What's True? Is This a Mistake or Something Wonderful? (or 'How what is true, constantly changes')


This is a picture of the front of my house at 6:30 this morning: a small excavator struggling with the mud in the middle of my torn up driveway.  Entrance totally blocked. Can't get in, can't get out.   Feels a bit like my life at the moment.  BUT... What's the truth about this scene?  I'm getting a new driveway; another upgrade to my house and my life.  What is true today (entrance to my house is blocked) will be different from what is true tomorrow (a great rut-free, safe, attractive driveway).

In January of 2015. I made a decision to give myself a home that nurtured and supported me (and everyone who came for a session, a visit, or to live). In February, I took a deep breath, held on tight to a trust in Divine Guidance, swallowed hard and traded prosperous dollars for a house in need of some major upgrades.  In March I sat with my spouse and we came to an agreement about what was a need and what was a want-another time for a deep breath and a surrender to trust. In April, the 66 year old heating system was torn out and an entirely new ducts and system put in- a huge, life-disrupting mess.  In May, lived through the skin of my house being torn off to the bones, and new insulation, siding transformed my little run-down house to a sweet cottage home another huge mess and chaos.  Now, in the middle of June, mud, dirt, gravel, noise, and a bobcat stuck in the driveway. It's just a temporary glitch in the process of creating a solid and inviting entrance to my 'new' space.

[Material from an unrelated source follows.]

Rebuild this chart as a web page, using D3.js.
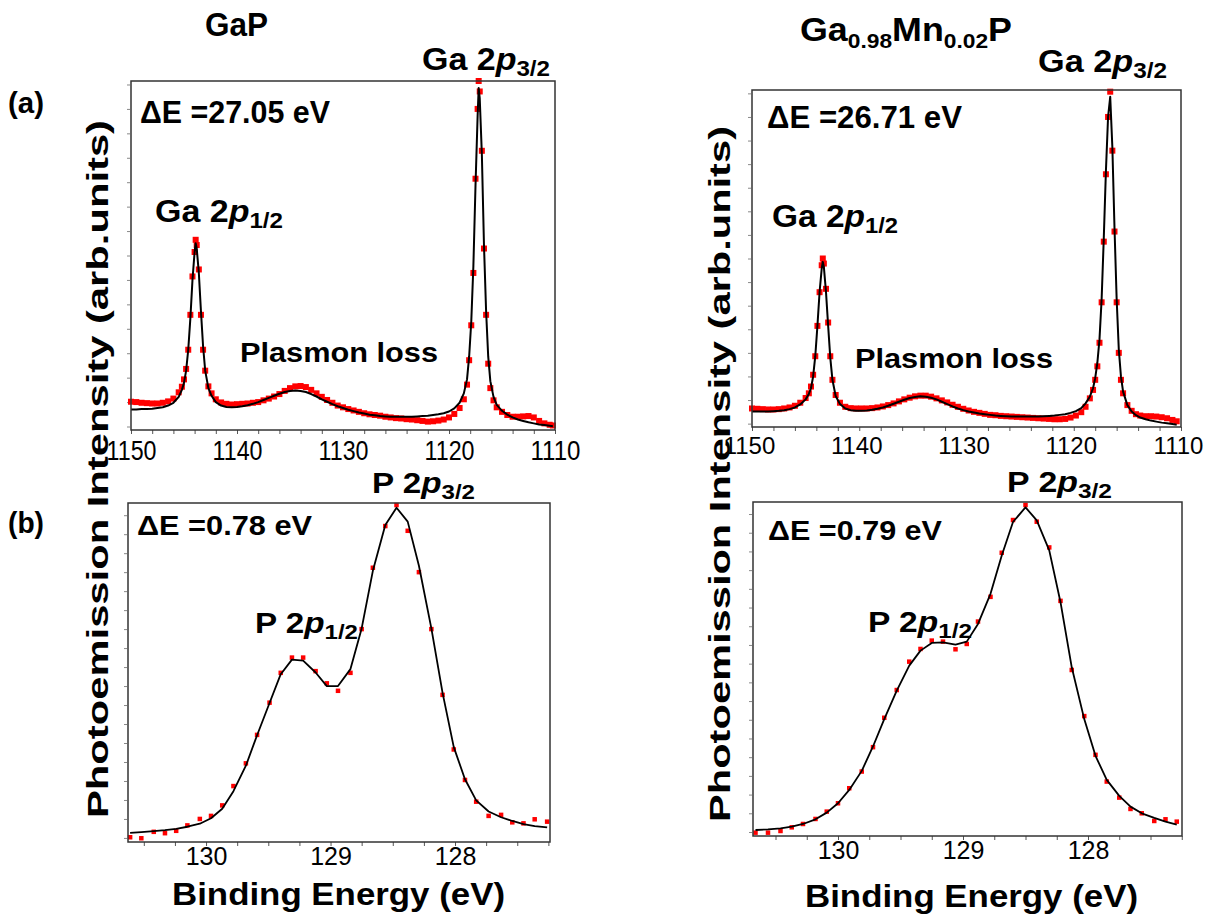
<!DOCTYPE html>
<html><head><meta charset="utf-8">
<script src="https://cdn.jsdelivr.net/npm/d3@7"></script>
<style>body{margin:0;background:#fff;} text{font-family:"Liberation Sans",Arial,sans-serif;}</style>
</head><body>
<svg id="c" width="1207" height="917"></svg>
<script>
// ---------- DATA ----------
// Ga 2p region, GaP (left)
const gaEL = [1150,1149.5,1149,1148.5,1148,1147.5,1147,1146.5,1146,
  1145.5,1145.2,1145.0,1144.8,1144.6,1144.4,1144.2,1144.0,1143.9,1143.8,1143.6,1143.4,1143.2,1143.0,1142.7,1142.4,1142.0,
  1141.5,1141,1140.5,1140,1139.5,1139,1138.5,1138,1137.5,1137,1136.5,1136,1135.5,1135,1134.5,1134,1133.5,1133,1132.5,1132,
  1131.5,1131,1130.5,1130,1129.5,1129,1128.5,1128,1127.5,1127,1126.5,1126,1125.5,1125,1124.5,1124,1123.5,1123,1122.5,1122,
  1121.5,1121,1120.5,1120,1119.5,
  1119.0,1118.6,1118.3,1118.1,1117.9,1117.7,1117.5,1117.3,1117.2,1117.1,1116.9,1116.7,1116.5,1116.3,1116.1,1115.8,1115.5,1115.0,
  1114.5,1114,1113.5,1113,1112.5,1112,1111.5,1111,1110.5,1110.2];
const gaDataL = [8.1,8.0,7.8,7.7,7.6,7.6,7.8,8.2,9.0,
  10.8,12.4,14.5,17.5,23,33,44,51,54.5,53,46,33,23,17,12.5,10.5,8.8,
  7.9,7.5,7.3,7.4,7.5,7.6,7.8,8.0,8.5,9.0,9.6,10.3,11.2,12.0,12.5,12.6,12.3,11.5,10.5,9.5,
  8.6,7.8,7.0,6.5,6.0,5.6,5.2,4.8,4.5,4.3,4.1,3.8,3.6,3.4,3.3,3.1,3.0,2.8,2.6,2.4,
  2.5,2.7,3.0,3.6,4.6,
  6.3,8.8,13.0,20,30,45,72,92,100,97,80,52,33,19,12,8.5,6.5,5.2,
  4.3,3.8,3.8,3.9,4.0,3.6,2.6,1.9,1.5,1.3];
const gaFitL = [5.9,5.9,6.0,6.0,6.1,6.3,6.5,7.0,7.8,
  9.5,11.5,13.5,17,23,32,43,51,53.5,52,45,34,24,17,12,9.8,8.0,
  7.0,6.6,6.5,6.6,6.8,7.1,7.5,8.0,8.6,9.2,9.8,10.4,10.9,11.2,11.3,11.2,10.9,10.3,9.6,8.8,
  8.1,7.4,6.8,6.3,5.8,5.4,5.0,4.7,4.4,4.2,4.0,3.9,3.8,3.8,3.8,3.8,3.8,3.9,4.0,4.1,
  4.3,4.5,4.8,5.3,6.2,
  7.8,10.5,14.5,21,31,47,70,90,98,95,79,53,34,21,14,9.5,7.2,5.5,
  4.4,3.6,3.0,2.6,2.2,1.9,1.6,1.4,1.2,1.1];

// Ga 2p region, Ga0.98Mn0.02P (right)
const gaER = [1150,1149.5,1149,1148.5,1148,1147.5,1147,1146.5,1146,1145.5,1145,
  1144.7,1144.5,1144.3,1144.1,1143.9,1143.7,1143.5,1143.4,1143.3,1143.1,1142.9,1142.7,1142.5,1142.2,1141.8,1141.3,1140.8,
  1140.3,1139.8,1139.3,1138.8,1138.3,1137.8,1137.3,1136.8,1136.3,1135.8,1135.3,1134.8,1134.3,1133.8,1133.3,1132.8,1132.3,1131.8,
  1131.3,1130.8,1130.3,1129.8,1129.3,1128.8,1128.3,1127.8,1127.3,1126.8,1126.3,1125.8,1125.3,1124.8,1124.3,1123.8,1123.3,1122.8,
  1122.3,1121.8,1121.3,1120.8,1120.3,1119.8,
  1119.3,1118.9,1118.5,1118.2,1118.0,1117.8,1117.6,1117.4,1117.2,1117.0,1116.8,1116.6,1116.4,1116.2,1116.0,1115.8,1115.6,1115.4,
  1115.0,1114.6,1114.2,1113.8,1113.3,1112.8,1112.3,1111.8,1111.3,1110.8,1110.4];
const gaDataR = [5.5,5.4,5.3,5.2,5.2,5.3,5.5,5.8,6.3,7.2,8.6,
  10,12,15.5,21,30,40,48,50,48.5,41,31,21,14,9.5,7.2,6.0,5.6,
  5.5,5.5,5.5,5.6,5.8,6.1,6.5,7.0,7.6,8.2,8.7,9.1,9.3,9.3,9.0,8.5,7.9,7.3,
  6.6,6.0,5.4,4.9,4.5,4.2,3.9,3.6,3.5,3.3,3.2,3.1,3.0,2.9,2.8,2.7,2.6,2.5,
  2.4,2.3,2.3,2.4,2.8,3.4,
  4.4,6.0,8.5,11,14,18,25,37,55,75,92,99.5,82,58,37,22,14,10,
  6.5,4.8,3.8,3.4,3.2,3.2,3.1,2.9,2.6,2.1,1.7];
const gaFitR = [4.6,4.6,4.6,4.6,4.7,4.8,5.0,5.3,5.8,6.7,8.2,
  9.8,11.5,15,21,30,40,47,49,47.5,40,30,20.5,14,9.2,6.8,5.5,5.0,
  4.8,4.8,4.9,5.1,5.4,5.8,6.3,6.9,7.5,8.1,8.6,8.9,9.1,9.0,8.7,8.2,7.5,6.8,
  6.1,5.5,5.0,4.6,4.3,4.0,3.8,3.6,3.4,3.3,3.2,3.1,3.1,3.1,3.1,3.1,3.1,3.2,
  3.3,3.4,3.6,3.8,4.2,4.7,
  5.6,7.0,9.0,11.5,14.5,19,26,38,56,76,92,98,83,59,38,23,15,10.5,
  6.5,4.6,3.5,2.8,2.3,1.9,1.6,1.3,1.1,0.9,0.7];

// P 2p region, GaP (left)
const pEL = [130.61,130.52,130.42,130.33,130.24,130.15,130.05,129.96,129.87,129.78,129.68,129.59,129.49,129.40,129.31,129.22,129.12,129.03,128.94,128.84,128.75,128.66,128.56,128.47,128.38,128.29,128.19,128.10,128.01,127.92,127.83,127.73,127.63,127.54,127.45,127.36,127.26];
const pDataL = [1.4,1.1,3.0,2.6,3.3,4.9,6.8,7.7,10.8,16.5,23.2,31.6,41.1,49.9,54.4,54.4,50.4,46.8,44.6,49.9,62.8,80.9,93.2,99.4,91.8,79.6,62.8,43.4,27.3,18.3,11.9,7.7,8.0,5.8,5.5,6.7,6.0];
const pFitL = [2.7,2.9,3.2,3.5,3.9,4.5,5.4,7.0,9.8,15.0,22.5,31.5,41.0,49.5,53.8,53.5,50.0,46.0,46.0,51.0,63.0,80.0,93.5,98.6,94.5,81.5,63.0,44.0,28.0,18.5,12.3,9.0,7.3,6.2,5.3,4.7,4.3];

// P 2p region, Ga0.98Mn0.02P (right)
const pER = [130.66,130.56,130.46,130.37,130.28,130.18,130.09,130.00,129.91,129.81,129.72,129.63,129.53,129.43,129.34,129.25,129.16,129.06,128.97,128.88,128.78,128.69,128.60,128.50,128.41,128.31,128.22,128.13,128.03,127.94,127.85,127.75,127.66,127.57,127.47,127.38,127.29];
const pDataR = [1.0,1.0,1.5,2.6,3.6,5.1,7.3,9.8,14.3,19.3,26.6,35.4,43.7,52.2,56.0,58.5,58.2,55.9,57.5,64.2,71.6,84.8,94.6,99.1,94.1,86.4,70.4,49.7,35.9,24.3,16.3,11.5,8.1,6.8,4.5,5.0,4.3];
const pFitR = [1.8,2.0,2.3,2.8,3.6,5.0,7.0,9.8,13.8,19.5,26.8,35.0,43.5,51.0,55.5,57.8,58.0,57.3,58.2,63.5,72.5,84.0,94.0,98.4,94.5,85.5,70.0,50.5,35.0,24.0,16.8,12.0,8.8,6.8,5.4,4.3,3.4];

// ticks
const gaTicks = [1110,1112,1114,1116,1118,1120,1122,1124,1126,1128,1130,1132,1134,1136,1138,1140,1142,1144,1146,1148,1150];
const gaTickLabels = [1110,1120,1130,1140,1150];
const pTicks = [127.25,127.5,127.75,128,128.25,128.5,128.75,129,129.25,129.5,129.75,130,130.25,130.5];
const pTickLabels = [128,129,130];
const yTicksA = [1,8,15,22,29,36,43,50,57,64,71,78,85,92,99];
const yTicksB = [1.2,6.8,12.4,18,23.6,29.2,34.8,40.4,46,51.6,57.2,62.8,68.4,74,79.6,85.2,90.8,96.4];

// text
const xTitle = "Binding Energy (eV)";
const yTitle = "Photoemission Intensity (arb.units)";

// ---------- DRAW ----------
const svg = d3.select("#c");

function panel(p) {
  const x = d3.scaleLinear().domain(p.xDomain).range([p.x0, p.x1]);
  const y = d3.scaleLinear().domain([0, 100]).range([p.y1, p.y0]);
  const g = svg.append("g");

  const ya = g.append("g").attr("transform", `translate(${p.x0 - 1},0)`)
    .call(d3.axisLeft(y).tickValues(p.yTicks).tickSize(3).tickFormat(""));
  ya.select(".domain").remove();
  ya.selectAll(".tick line").attr("stroke", "#888");

  const xa = g.append("g").attr("transform", `translate(0,${p.y1})`)
    .call(d3.axisBottom(x).tickValues(p.xTicks).tickSize(4).tickPadding(p.pad)
      .tickFormat(d => p.xLabels.includes(d) ? String(d) : ""));
  xa.select(".domain").remove();
  xa.selectAll(".tick line").attr("stroke", "#555");
  const tt = xa.selectAll(".tick text").attr("font-size", p.tickFs).attr("fill", "#000")
    .attr("font-family", '"Liberation Sans",Arial,sans-serif');
  if (p.tickDx) tt.attr("dx", p.tickDx);
  if (p.tickLen) tt.filter(d => p.xLabels.includes(d))
    .attr("textLength", p.tickLen).attr("lengthAdjust", "spacingAndGlyphs");

  const pts = d3.zip(p.E, p.data);
  g.append("g").selectAll("rect").data(pts).join("rect")
    .attr("x", d => x(d[0]) - p.ms / 2).attr("y", d => y(d[1]) - p.ms / 2)
    .attr("width", p.ms).attr("height", p.ms).attr("fill", "#ff0000");

  g.append("path").datum(d3.zip(p.E, p.fit))
    .attr("fill", "none").attr("stroke", "#000").attr("stroke-width", p.lw)
    .attr("stroke-linejoin", "round")
    .attr("d", d3.line().x(d => x(d[0])).y(d => y(d[1])));

  g.append("rect").attr("x", p.x0).attr("y", p.y0)
    .attr("width", p.x1 - p.x0).attr("height", p.y1 - p.y0)
    .attr("fill", "none").attr("stroke", "#333").attr("stroke-width", 1.5);
}

panel({x0:131, x1:555, y0:81, y1:430, xDomain:[1150,1110], E:gaEL, data:gaDataL, fit:gaFitL,
  xTicks:gaTicks, xLabels:gaTickLabels, yTicks:yTicksA, pad:6, tickFs:28, tickLen:50, ms:6, lw:2});
panel({x0:752, x1:1181, y0:90, y1:427, xDomain:[1150,1110], E:gaER, data:gaDataR, fit:gaFitR,
  xTicks:gaTicks, xLabels:gaTickLabels, yTicks:yTicksA, pad:6, tickFs:24, tickDx:-3, ms:6, lw:2});
panel({x0:128, x1:550, y0:503, y1:842, xDomain:[130.627,127.237], E:pEL, data:pDataL, fit:pFitL,
  xTicks:pTicks, xLabels:pTickLabels, yTicks:yTicksB, pad:1, tickFs:25, ms:4.5, lw:1.8});
panel({x0:753, x1:1182, y0:502, y1:836, xDomain:[130.68,127.248], E:pER, data:pDataR, fit:pFitR,
  xTicks:pTicks, xLabels:pTickLabels, yTicks:yTicksB, pad:1, tickFs:25, ms:4.5, lw:1.8});

function label(x, y, parts, o) {
  const t = svg.append("text").attr("x", x).attr("y", y)
    .attr("font-weight", "bold").attr("font-size", o.fs).attr("fill", "#000");
  if (o.len) t.attr("textLength", o.len).attr("lengthAdjust", "spacingAndGlyphs");
  if (o.rot) t.attr("transform", `rotate(-90,${x},${y})`);
  let shift = 0;
  parts.forEach(pt => {
    const s = t.append("tspan").text(pt.t);
    const target = pt.sub ? (o.subDy || 7) : 0;
    if (target - shift !== 0) s.attr("dy", target - shift);
    shift = target;
    if (pt.sub) s.attr("font-size", o.subFs || Math.round(o.fs * 0.68));
    if (pt.it) s.attr("font-style", "italic");
  });
  return t;
}
const ga32 = [{t:"Ga 2"},{t:"p", it:true},{t:"3/2", sub:true}];
const ga12 = [{t:"Ga 2"},{t:"p", it:true},{t:"1/2", sub:true}];
const p32 = [{t:"P 2"},{t:"p", it:true},{t:"3/2", sub:true}];
const p12 = [{t:"P 2"},{t:"p", it:true},{t:"1/2", sub:true}];

label(205, 36, [{t:"GaP"}], {fs:33, len:63});
label(800, 41, [{t:"Ga"},{t:"0.98", sub:true},{t:"Mn"},{t:"0.02", sub:true},{t:"P"}], {fs:33, subFs:21, subDy:7, len:212});
label(8, 113, [{t:"(a)"}], {fs:30, len:36});
label(8, 533, [{t:"(b)"}], {fs:30, len:36});

label(422, 70, ga32, {fs:31, subFs:22, subDy:6, len:128});
label(1038, 72, ga32, {fs:31, subFs:22, subDy:6, len:129});
label(155, 222, ga12, {fs:31, subFs:22, subDy:6, len:128});
label(772, 227, ga12, {fs:31, subFs:22, subDy:6, len:126});

label(140, 123, [{t:"ΔE =27.05 eV"}], {fs:32, len:190});
label(767, 128, [{t:"ΔE =26.71 eV"}], {fs:32, len:195});
label(137, 535, [{t:"ΔE =0.78 eV"}], {fs:28, len:175});
label(768, 540, [{t:"ΔE =0.79 eV"}], {fs:28, len:174});

label(240, 362, [{t:"Plasmon loss"}], {fs:27, len:198});
label(855, 368, [{t:"Plasmon loss"}], {fs:27, len:198});

label(372, 493, p32, {fs:29, subFs:21, subDy:6, len:103});
label(1007, 492, p32, {fs:29, subFs:21, subDy:6, len:105});
label(255, 633, p12, {fs:29, subFs:21, subDy:6, len:103});
label(868, 632, p12, {fs:29, subFs:21, subDy:6, len:104});

label(172, 905, [{t:xTitle}], {fs:31, len:333});
label(805, 907, [{t:xTitle}], {fs:31, len:333});

label(108, 818, [{t:yTitle}], {fs:30, len:698, rot:true});
label(730, 822, [{t:yTitle}], {fs:30, len:696, rot:true});
</script>
</body></html>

I didn't know at the time made the decision to have this little house become my long term home what was It was REALLY committing to in terms of time, money and the chaos of demolition and construction.  I thought about this in terms of the Moon Cycle Teaching for this month: the call for each of us Love Truth.  Loving Truth has become for me two things: 1) a willingness to accept and embrace what is right in front of me (people, experiences and feelings) without judgment or fear,  and 2) this accepting and embracing can only bring more Love and and more expansive Truth to my life.

I am experiencing an amazing freedom coming to this way of Loving Truth.  My life these last 6 months has been a lot like the experience of turning this house into the vision I had for a home of my own.   Both have been messy, glitch-filled, full of surprises, requiring flexibility, revealing unexpected blessings and  unfolding in loveliness and possibility--oh and more messiness.  I'm learning to be okay with messiness-it's part of the process of unfolding creation.